Biomedical use of haptic material
The possible uses of these haptic sensors are diverse. The flexibility of the material created makes it possible to adapt to any form of robot. “Haptic sensors have applications in all areas where there are robots. At present, there are almost no robots that have this sense of touch. Currently, they only see with cameras,” explains Kostas Danas. But adding this sense to robots can have many different uses, such as in the biomedical field, for minimally invasive surgery1.
This type of surgery consists of performing an operation through a small incision and with the video-assistance, either with long instruments or on robots equipped with small cameras. But 2D video limits the possibilities of these robots: giving them an additional sense could greatly increase their capabilities and the amount of information they can return to the surgery. This would make more surgeries eligible for this type of operation, which would be beneficial to medicine, as minimally invasive surgery reduces both the risks involved and the recovery time after surgery.
Another application to be considered in the biomedical field concerns the assessment of tissue elasticity and its tactual exploration. This is usually done today by the surgeon with his or her bare hands and is extremely important for finding arteries and tumours in the body, as well as determining the quality of the patient’s tissue. However, doctors can sometimes miss nodules and small bumps during their inspection. Small robots with highly sensitive haptic capabilities could therefore assist surgeons in this process, to ensure that everything is detected.

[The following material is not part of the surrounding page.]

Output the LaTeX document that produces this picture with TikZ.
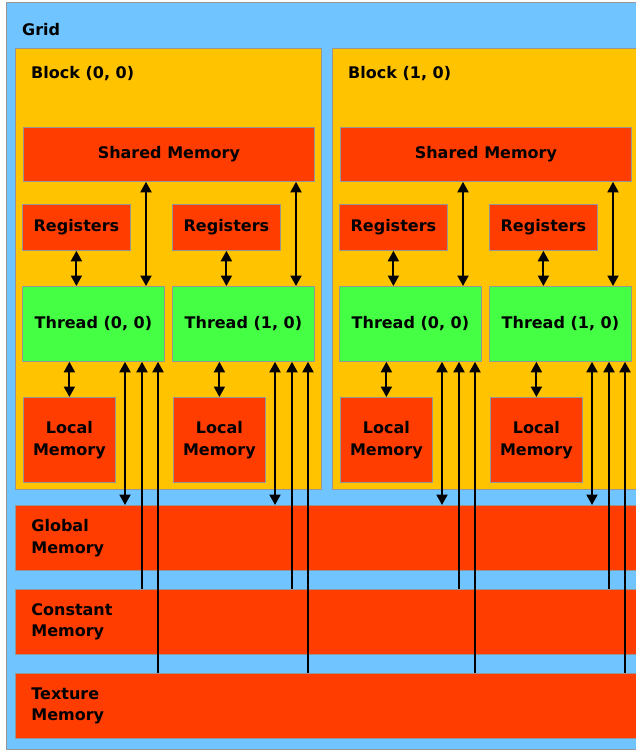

In particular, the flexibility of the material created makes it possible to adapt to any form of robot.
Finally, it is the prostheses that could be equipped with haptic sensors. A person with a hand amputation could thus have haptic sensors in the fingers of the prosthesis, which would send sensations throughout the hand. In addition, haptic sensors should also be considered to check the fit of the prosthesis when the person performs movements. Indeed, in the long term, with the different movements of daily life, a bad fit of the prosthesis can lead to many problems in the concerned body part.
Haptics and daily habits
Haptic sensors can also be useful in everyday life and enhance existing systems. “Lifts, for example, usually have a motion sensor that prevents the doors from closing. But these sensors are photosensitive, so they stop working if the light is broken,” explains Kostas Danas, “or if they are badly placed, especially in relation to the size of children. One could then imagine haptic sensors that block the door if they sense an obstacle.”
The haptic material therefore has many possible applications as a haptic sensor, but these applications are not limited to it. “There is already a company that uses these materials to create micro-robots that deliver medicines locally to the body. As these materials are accessible with a magnet, they can be guided from the outside. They could be moved through fluids, which are otherwise complicated to pass through.”
However, the main applications of this new material are probably yet to be discovered, as Kostas Danas predicts, “applications are emerging as different people in industry or start-ups become interested.” The researcher was awarded a grant from the European Research Council this year to develop an application path for the haptic material.